Defendant further argues that Plaintiff is attempting to improperly seek testimony regarding the Defendant's security clearance judgments, in contravention of the trial court's January 16, 2014 Memorandum Opinion [31] and Department of Navy v. Egan, 484 U.S. 518, 108 S.Ct. 818, 98 L.Ed.2d 918 (1988). (Opposition at 5.)[6] Defendant asserts that " plaintiff asks the Court to compel discovery into the very thing this Court recognized as being barred from judicial review under Egan, namely, defendant's individualized security clearance judgments." (Opposition at 6.) Defendant further alleges that it is " inappropriate for plaintiff now to try to depose an employee of defendant in order to elicit testimony regarding the Agency's security clearance decisions in individual cases." (Opposition at 8.)

The Court agrees with the Plaintiff that Defendant " radically misstates the subjects of the requested deposition." (Reply at 3.) Plaintiff contends that " [n]either subject extends to asking a deponent to 'explain and/or justify' any conclusion about the necessity for any clearance." (Reply at 4.) With regard the Plaintiff's aforementioned first inquiry, Plaintiff indicates that the answer to that question " might be that the practice was to not hire or promote people into positions designated as requiring TS-SCI clearances before that clearance has been granted, which would be the case if there were an absolute prohibition against hiring pending clearance decisions [and] [t]hat, obviously, does not involve any predictive judgment whatsoever." (Reply at 4.)[7] Plaintiff further explains that the second inquiry is the " accuracy and interpretation of defendant's earlier interrogtoary answer." ( Id.)

The Court finds that the deposition at issue is necessitated by Defendant's own actions in providing a Declaration by Ms.

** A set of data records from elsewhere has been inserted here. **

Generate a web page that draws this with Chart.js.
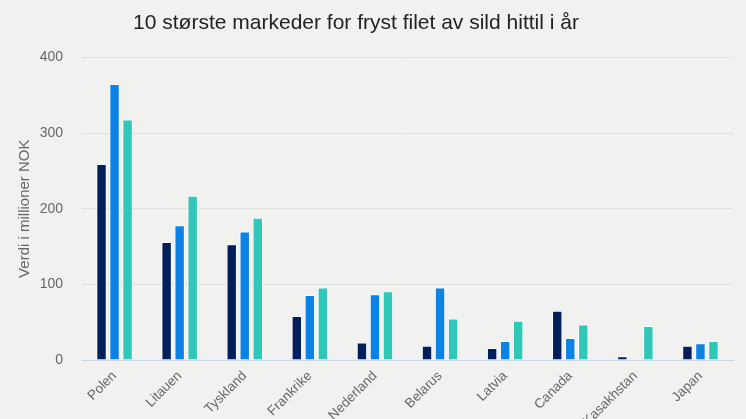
<!DOCTYPE html>
<html lang="no">
<head>
<meta charset="utf-8">
<title>10 største markeder for fryst filet av sild hittil i år</title>
<script src="https://cdn.jsdelivr.net/npm/chart.js@4/dist/chart.umd.min.js"></script>
<style>
    html, body { margin: 0; padding: 0; background: #f1f2ef; }
    #wrap { width: 746px; height: 419px; position: relative; overflow: hidden; }
    #title {
        position: absolute; left: 0; top: 0; width: 712px;
        font-family: "Liberation Sans", Arial, sans-serif;
        font-size: 21px;
        color: #222;
        line-height: 43px;
        padding-right: 34px;
        text-align: center;
        white-space: nowrap;
        z-index: 1;
    }
    canvas { display: block; position: absolute; left: 0; top: 30px; }
</style>
</head>
<body>
<div id="wrap">
    <div id="title">10 største markeder for fryst filet av sild hittil i år</div>
    <canvas id="chart" width="746" height="389"></canvas>
</div>
<script>
(function () {
    'use strict';

    // ── Data ──────────────────────────────────────────────────────────────────
    var markets = ['Polen', 'Litauen', 'Tyskland', 'Frankrike', 'Nederland',
                   'Belarus', 'Latvia', 'Canada', 'Kasakhstan', 'Japan'];
    var periodA = [259, 156, 153, 58, 23, 19, 16, 65, 5, 19];
    var periodB = [365, 178, 170, 86, 87, 96, 25, 29, null, 22];
    var periodC = [318, 217, 188, 96, 91, 55, 52, 47, 45, 25];
    var yTicks  = [0, 100, 200, 300, 400];

    var font = '"Liberation Sans", Arial, sans-serif';

    function series(label, data, color) {
        return {
            label: label,
            data: data,
            backgroundColor: color,
            borderColor: '#ffffff',
            borderWidth: 1,
            categoryPercentage: 0.6,
            barPercentage: 0.8,
        };
    }

    new Chart(document.getElementById('chart').getContext('2d'), {
        type: 'bar',
        data: {
            labels: markets,
            datasets: [
                series('Periode 1', periodA, '#011f5b'),
                series('Periode 2', periodB, '#0b83e6'),
                series('Periode 3', periodC, '#2fc7b8'),
            ],
        },
        options: {
            responsive: false,
            devicePixelRatio: 1,
            animation: false,
            layout: { padding: { top: 0, right: 13, left: 0, bottom: 0 } },
            plugins: {
                legend: { display: false },
                tooltip: { enabled: false },
            },
            scales: {
                x: {
                    grid: { display: false, drawTicks: false },
                    border: { color: '#ccd6eb', width: 1 },
                    ticks: {
                        color: '#666666',
                        font: { family: font, size: 13.5 },
                        minRotation: 45,
                        maxRotation: 45,
                        autoSkip: false,
                        padding: 8,
                    },
                    afterFit: function (scale) { scale.height = 59; },
                },
                y: {
                    min: yTicks[0],
                    max: yTicks[yTicks.length - 1],
                    afterBuildTicks: function (scale) {
                        scale.ticks = yTicks.map(function (v) { return { value: v }; });
                    },
                    grid: { color: '#e0e1de', drawTicks: false },
                    border: { display: false },
                    ticks: {
                        color: '#666666',
                        font: { family: font, size: 14 },
                        padding: 19,
                    },
                    title: {
                        display: true,
                        text: 'Verdi i millioner NOK',
                        color: '#666666',
                        font: { family: font, size: 15 },
                        padding: { top: 16, bottom: 0 },
                    },
                    afterFit: function (scale) { scale.width = 82; },
                },
            },
        },
    });
})();
</script>
</body>
</html>
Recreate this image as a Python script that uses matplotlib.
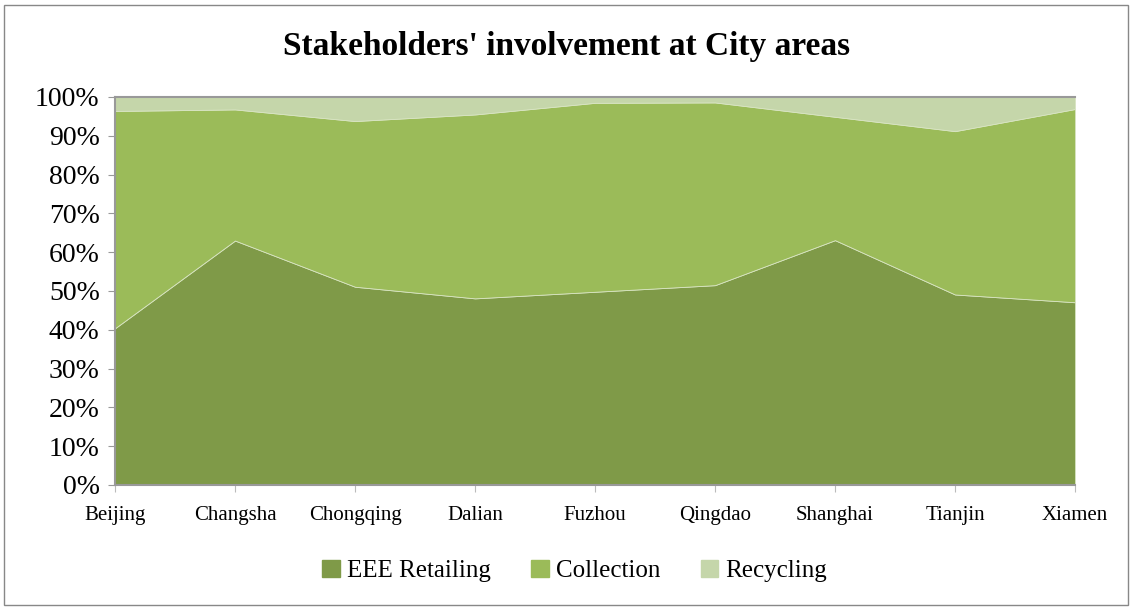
import matplotlib.pyplot as plt
import matplotlib.patches as mpatches
import numpy as np

cities = ['Beijing', 'Changsha', 'Chongqing', 'Dalian', 'Fuzhou',
          'Qingdao', 'Shanghai', 'Tianjin', 'Xiamen']
retailing = [40.4, 63.0, 51.1, 48.1, 49.8, 51.5, 63.1, 49.1, 47.1]
collection_top = [96.4, 96.8, 93.8, 95.5, 98.5, 98.6, 94.9, 91.2, 96.9]
collection = [c - r for c, r in zip(collection_top, retailing)]
recycling = [100 - c for c in collection_top]

colors = ['#7F9A48', '#9BBB59', '#C5D6AA']
labels = ['EEE Retailing', 'Collection', 'Recycling']

fig = plt.figure(figsize=(11.34, 6.09), dpi=100)
ax = fig.add_axes([115 / 1134, 1 - 485 / 609, 960 / 1134, 388 / 609])

x = np.arange(len(cities))
ax.stackplot(x, retailing, collection, recycling, colors=colors,
             edgecolor='#D8E4C2', linewidth=0.6)

ax.set_xlim(0, len(cities) - 1)
ax.set_ylim(0, 100)
ax.set_yticks(range(0, 101, 10))
ax.set_yticklabels([f'{v}%' for v in range(0, 101, 10)],
                   family='Liberation Serif', fontsize=20)
ax.set_xticks(x)
ax.set_xticklabels(cities, family='Liberation Serif', fontsize=15)
ax.tick_params(axis='y', length=5, color='#999999', pad=6)
ax.tick_params(axis='x', length=5, color='#bbbbbb', direction='out', pad=10)
for s in ['left', 'bottom', 'top']:
    ax.spines[s].set_color('#999999')
    ax.spines[s].set_linewidth(1.5)
ax.spines['right'].set_visible(False)

fig.text(0.5, 1 - 47 / 609, "Stakeholders' involvement at City areas",
         ha='center', va='center', family='Liberation Serif',
         fontweight='bold', fontsize=24)

handles = [mpatches.Patch(color=c, label=l) for c, l in zip(colors, labels)]
fig.legend(handles=handles, loc='center', bbox_to_anchor=(0.507, 1 - 571 / 609),
           ncol=3, frameon=False, prop={'family': 'Liberation Serif', 'size': 18},
           handlelength=0.7, handleheight=0.7, handletextpad=0.3, columnspacing=1.6)

border = mpatches.Rectangle((4 / 1134, 4 / 609), 1124 / 1134, 600 / 609,
                            transform=fig.transFigure, fill=False,
                            edgecolor='#888888', linewidth=1)
fig.patches.append(border)

fig.savefig('out.png', dpi=100)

Young that seemingly contradicts, at least in part, the Chart that was provided by Defendant in response to Interrogatory No. 7. Accordingly, Plaintiff should be permitted to conduct a Rule 30(b)(6) deposition to ask questions about the accuracy and interpretation of the Chart provided in response to Interrogatory No. 7. The Court further finds that Plaintiff may inquire as to " the Defendant's practice, during the years of 2011 and 2012, of hiring or promoting people into positions designated as requiring TS-SCI clearances before that clearance had been granted," with the understanding that Defendant may provide a concise statement of its " practice" during that time frame without getting into the details of any specific grant or denial of a security clearance. Because the scope of inquiry is narrowly defined, the deposition should be completed in approximately one and one half hours.